For today, though, that doesn't need to be the headline. Taillon cleverly unwound his miserable results against lefties, even if only for one night. He pitched brilliantly, using his four-seamer and curve to change eye levels and create a significant vertical disparity. He still didn't miss as many bats as one might prefer, but he stayed off the Yankees' barrels--even those of Rizzo, McKinney, and Cordero.
It's fun and interesting that the adjustment amounts to a mirror image of similar ones made by (for instance) Marcus Stroman recently. Like Stroman, Taillon is a guy for whom the depth of his arsenal has always been the headline, rather than the nastiness (and especially the bat-missing potency) of any one offering. Like Stroman, he just made a breakthrough by bifurcating his pitch mix based on handedness, to an extreme extent. He still threw all his pitchers (four-seamer, sinker, sweeper, curve, and yes, the cutter) to righties last night, even as he became almost a two-pitch guy against lefties.
Stroman, however, pares down to two pitches (sinker and slider) against righties. That is, by far, the more common version of this approach. Guys who struggle with opposite-handed batters usually address the issue by adding pitches, until they have a kitchen sink to throw at those guys every time they come up. Against same-handed ones, they usually have two pitches that play nicely enough off one another to dominate without further assistance. Taillon is trying the reverse.

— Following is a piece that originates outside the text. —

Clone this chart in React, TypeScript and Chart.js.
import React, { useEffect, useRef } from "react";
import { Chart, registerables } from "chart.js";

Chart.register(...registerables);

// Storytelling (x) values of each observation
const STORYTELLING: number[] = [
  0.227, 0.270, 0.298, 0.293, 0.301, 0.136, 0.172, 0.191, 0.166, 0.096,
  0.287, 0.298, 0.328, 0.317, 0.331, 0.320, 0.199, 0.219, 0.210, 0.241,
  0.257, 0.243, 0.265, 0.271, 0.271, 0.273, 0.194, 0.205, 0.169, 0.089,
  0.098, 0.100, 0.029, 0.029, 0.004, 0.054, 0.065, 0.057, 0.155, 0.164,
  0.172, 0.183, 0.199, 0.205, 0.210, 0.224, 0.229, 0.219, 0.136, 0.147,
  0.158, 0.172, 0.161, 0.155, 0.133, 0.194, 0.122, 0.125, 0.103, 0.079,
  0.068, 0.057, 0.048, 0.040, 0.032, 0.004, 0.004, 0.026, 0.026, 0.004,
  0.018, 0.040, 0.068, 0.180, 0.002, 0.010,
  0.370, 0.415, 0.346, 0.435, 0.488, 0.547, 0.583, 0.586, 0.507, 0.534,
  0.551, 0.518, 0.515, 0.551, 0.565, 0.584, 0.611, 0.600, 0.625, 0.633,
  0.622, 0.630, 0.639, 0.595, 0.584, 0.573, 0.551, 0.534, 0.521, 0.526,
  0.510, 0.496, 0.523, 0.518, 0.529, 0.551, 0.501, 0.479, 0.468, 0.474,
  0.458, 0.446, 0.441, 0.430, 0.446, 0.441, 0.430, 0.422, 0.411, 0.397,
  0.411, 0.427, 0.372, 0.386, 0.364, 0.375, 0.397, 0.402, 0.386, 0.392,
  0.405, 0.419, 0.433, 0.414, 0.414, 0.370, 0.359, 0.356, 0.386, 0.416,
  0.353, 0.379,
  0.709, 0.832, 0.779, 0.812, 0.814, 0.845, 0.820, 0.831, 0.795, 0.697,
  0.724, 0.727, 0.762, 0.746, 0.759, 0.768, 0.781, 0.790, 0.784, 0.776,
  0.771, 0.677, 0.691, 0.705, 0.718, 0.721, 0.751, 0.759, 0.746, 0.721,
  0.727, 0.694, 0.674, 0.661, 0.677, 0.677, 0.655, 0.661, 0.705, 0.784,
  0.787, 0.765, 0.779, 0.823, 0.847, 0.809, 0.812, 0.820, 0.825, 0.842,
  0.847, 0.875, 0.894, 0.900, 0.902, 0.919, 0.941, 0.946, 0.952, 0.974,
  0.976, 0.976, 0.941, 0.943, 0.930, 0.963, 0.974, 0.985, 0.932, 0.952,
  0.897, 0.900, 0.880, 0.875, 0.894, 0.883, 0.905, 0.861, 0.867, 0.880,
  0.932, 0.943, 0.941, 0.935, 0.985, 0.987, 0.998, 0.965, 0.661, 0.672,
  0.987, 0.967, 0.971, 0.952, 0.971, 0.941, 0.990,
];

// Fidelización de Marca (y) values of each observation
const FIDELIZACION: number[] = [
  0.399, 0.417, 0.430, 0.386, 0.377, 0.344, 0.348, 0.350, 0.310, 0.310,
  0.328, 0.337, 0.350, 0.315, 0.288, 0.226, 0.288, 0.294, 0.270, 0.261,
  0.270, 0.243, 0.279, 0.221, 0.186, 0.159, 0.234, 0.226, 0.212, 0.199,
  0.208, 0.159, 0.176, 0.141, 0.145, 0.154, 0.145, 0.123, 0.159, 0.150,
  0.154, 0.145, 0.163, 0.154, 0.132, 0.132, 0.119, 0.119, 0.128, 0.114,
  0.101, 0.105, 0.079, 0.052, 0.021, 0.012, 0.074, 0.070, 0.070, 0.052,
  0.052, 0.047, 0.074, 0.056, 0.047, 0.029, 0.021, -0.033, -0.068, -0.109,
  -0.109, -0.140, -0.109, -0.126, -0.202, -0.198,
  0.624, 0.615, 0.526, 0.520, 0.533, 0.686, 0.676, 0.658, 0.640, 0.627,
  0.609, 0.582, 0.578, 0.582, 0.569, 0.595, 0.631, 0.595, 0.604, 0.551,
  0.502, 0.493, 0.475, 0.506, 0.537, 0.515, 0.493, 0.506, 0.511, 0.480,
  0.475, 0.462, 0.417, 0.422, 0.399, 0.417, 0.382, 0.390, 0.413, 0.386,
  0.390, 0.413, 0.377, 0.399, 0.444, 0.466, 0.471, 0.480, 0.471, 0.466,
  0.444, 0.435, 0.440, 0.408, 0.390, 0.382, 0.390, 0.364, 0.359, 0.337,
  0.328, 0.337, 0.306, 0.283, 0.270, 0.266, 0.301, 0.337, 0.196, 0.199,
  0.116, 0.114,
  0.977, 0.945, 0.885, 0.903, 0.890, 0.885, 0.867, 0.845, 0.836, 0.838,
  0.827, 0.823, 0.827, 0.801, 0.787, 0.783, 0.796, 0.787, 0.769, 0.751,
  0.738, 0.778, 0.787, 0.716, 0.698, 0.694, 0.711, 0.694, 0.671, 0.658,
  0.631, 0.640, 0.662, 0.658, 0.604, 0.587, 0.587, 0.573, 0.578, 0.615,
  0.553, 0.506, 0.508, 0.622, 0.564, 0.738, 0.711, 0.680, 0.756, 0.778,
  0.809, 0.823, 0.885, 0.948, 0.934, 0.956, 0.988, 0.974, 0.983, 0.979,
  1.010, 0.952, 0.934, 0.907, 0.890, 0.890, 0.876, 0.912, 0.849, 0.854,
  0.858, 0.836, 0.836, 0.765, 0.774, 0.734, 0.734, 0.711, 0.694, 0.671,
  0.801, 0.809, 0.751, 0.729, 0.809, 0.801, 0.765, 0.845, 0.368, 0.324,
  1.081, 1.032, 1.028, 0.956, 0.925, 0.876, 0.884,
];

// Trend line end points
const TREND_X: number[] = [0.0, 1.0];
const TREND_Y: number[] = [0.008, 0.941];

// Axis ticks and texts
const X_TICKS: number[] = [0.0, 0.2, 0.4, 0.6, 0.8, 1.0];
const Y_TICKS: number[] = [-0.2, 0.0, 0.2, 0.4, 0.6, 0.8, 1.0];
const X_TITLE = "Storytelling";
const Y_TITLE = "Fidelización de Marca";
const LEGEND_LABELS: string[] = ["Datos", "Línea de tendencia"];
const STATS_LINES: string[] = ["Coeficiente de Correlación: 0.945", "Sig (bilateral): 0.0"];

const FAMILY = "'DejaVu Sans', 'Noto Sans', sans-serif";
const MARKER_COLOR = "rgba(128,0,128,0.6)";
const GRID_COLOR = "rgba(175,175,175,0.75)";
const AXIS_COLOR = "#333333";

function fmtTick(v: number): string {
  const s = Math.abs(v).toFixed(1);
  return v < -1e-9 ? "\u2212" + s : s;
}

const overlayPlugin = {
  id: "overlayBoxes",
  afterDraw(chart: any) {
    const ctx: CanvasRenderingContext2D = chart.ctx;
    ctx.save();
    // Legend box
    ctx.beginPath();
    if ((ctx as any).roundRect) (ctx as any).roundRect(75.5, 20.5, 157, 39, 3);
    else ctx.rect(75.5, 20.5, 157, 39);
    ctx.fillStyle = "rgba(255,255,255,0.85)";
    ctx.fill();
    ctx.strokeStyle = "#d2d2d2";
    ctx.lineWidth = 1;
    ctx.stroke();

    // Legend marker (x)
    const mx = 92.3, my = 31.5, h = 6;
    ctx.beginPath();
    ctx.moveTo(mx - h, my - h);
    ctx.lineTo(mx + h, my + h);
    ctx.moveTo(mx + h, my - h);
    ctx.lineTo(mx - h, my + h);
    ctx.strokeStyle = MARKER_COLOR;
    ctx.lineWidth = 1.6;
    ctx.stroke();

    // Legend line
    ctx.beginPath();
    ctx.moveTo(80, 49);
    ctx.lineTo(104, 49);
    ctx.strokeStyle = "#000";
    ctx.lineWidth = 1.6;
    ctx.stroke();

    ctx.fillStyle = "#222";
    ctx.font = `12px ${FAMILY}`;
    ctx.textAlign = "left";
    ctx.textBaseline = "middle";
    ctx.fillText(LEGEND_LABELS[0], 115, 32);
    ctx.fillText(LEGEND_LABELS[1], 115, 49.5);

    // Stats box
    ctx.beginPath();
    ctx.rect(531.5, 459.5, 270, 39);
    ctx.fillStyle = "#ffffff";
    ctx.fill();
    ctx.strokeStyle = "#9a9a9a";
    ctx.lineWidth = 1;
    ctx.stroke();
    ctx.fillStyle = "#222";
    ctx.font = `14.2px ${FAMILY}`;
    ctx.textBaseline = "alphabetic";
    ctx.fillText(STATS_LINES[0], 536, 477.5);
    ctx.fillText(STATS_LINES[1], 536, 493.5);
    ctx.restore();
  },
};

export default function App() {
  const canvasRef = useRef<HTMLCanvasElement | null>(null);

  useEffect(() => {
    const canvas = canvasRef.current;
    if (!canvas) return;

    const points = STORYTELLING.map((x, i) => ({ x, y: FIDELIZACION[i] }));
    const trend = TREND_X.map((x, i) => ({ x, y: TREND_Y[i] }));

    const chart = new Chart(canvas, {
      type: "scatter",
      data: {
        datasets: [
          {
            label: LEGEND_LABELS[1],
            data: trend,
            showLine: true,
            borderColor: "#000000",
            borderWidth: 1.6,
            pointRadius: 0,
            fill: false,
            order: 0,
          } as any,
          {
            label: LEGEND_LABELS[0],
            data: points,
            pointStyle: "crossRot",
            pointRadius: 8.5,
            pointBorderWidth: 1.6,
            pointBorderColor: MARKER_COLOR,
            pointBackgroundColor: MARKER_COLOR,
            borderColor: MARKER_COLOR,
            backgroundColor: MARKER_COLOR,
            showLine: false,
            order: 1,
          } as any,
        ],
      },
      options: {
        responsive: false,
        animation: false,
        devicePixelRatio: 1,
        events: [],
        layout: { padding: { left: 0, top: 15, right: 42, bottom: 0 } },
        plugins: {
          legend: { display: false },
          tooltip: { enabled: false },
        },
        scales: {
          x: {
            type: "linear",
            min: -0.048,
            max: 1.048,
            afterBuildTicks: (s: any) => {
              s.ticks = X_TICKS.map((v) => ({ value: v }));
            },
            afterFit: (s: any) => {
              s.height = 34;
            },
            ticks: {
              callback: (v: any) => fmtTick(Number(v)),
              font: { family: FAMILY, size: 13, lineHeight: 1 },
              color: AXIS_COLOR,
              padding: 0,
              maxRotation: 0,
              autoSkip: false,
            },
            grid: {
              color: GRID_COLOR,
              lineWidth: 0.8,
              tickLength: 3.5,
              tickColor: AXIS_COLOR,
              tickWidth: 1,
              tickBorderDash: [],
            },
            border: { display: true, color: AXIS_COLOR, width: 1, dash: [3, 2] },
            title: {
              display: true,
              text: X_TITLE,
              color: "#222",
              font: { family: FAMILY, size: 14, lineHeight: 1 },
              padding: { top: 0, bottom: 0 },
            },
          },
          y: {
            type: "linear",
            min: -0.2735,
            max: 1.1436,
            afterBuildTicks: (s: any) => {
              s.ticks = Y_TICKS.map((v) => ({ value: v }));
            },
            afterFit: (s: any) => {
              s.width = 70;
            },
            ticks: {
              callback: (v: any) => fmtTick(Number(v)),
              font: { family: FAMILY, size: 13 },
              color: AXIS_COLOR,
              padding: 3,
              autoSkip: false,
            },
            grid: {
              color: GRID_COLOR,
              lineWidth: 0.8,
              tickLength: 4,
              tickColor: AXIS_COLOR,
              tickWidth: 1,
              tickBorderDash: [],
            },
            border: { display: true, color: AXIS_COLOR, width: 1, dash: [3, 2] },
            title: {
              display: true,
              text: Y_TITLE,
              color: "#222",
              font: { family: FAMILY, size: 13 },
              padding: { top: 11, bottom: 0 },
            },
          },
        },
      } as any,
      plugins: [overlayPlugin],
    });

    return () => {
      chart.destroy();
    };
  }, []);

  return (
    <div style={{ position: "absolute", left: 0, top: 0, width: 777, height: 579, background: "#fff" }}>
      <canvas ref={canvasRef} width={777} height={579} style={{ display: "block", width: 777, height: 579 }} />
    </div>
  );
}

Only time will tell whether it's a winning gambit, but this deep into a season this frustrating, it was well worth a shot, and the early returns are terrific. In eight shutout innings, he allowed just one hit. He only had nine whiffs all night, and the Yankees hit 11 balls hard against him, but he manipulated their launch angles well and was able to work the edges of the zone more effectively. The Cubs don't need results this dazzling every time. If Taillon pitches equally well but gets a bit less lucky in each start the rest of the way, the team will still benefit considerably. There is finally light at the end of the tunnel for Taillon.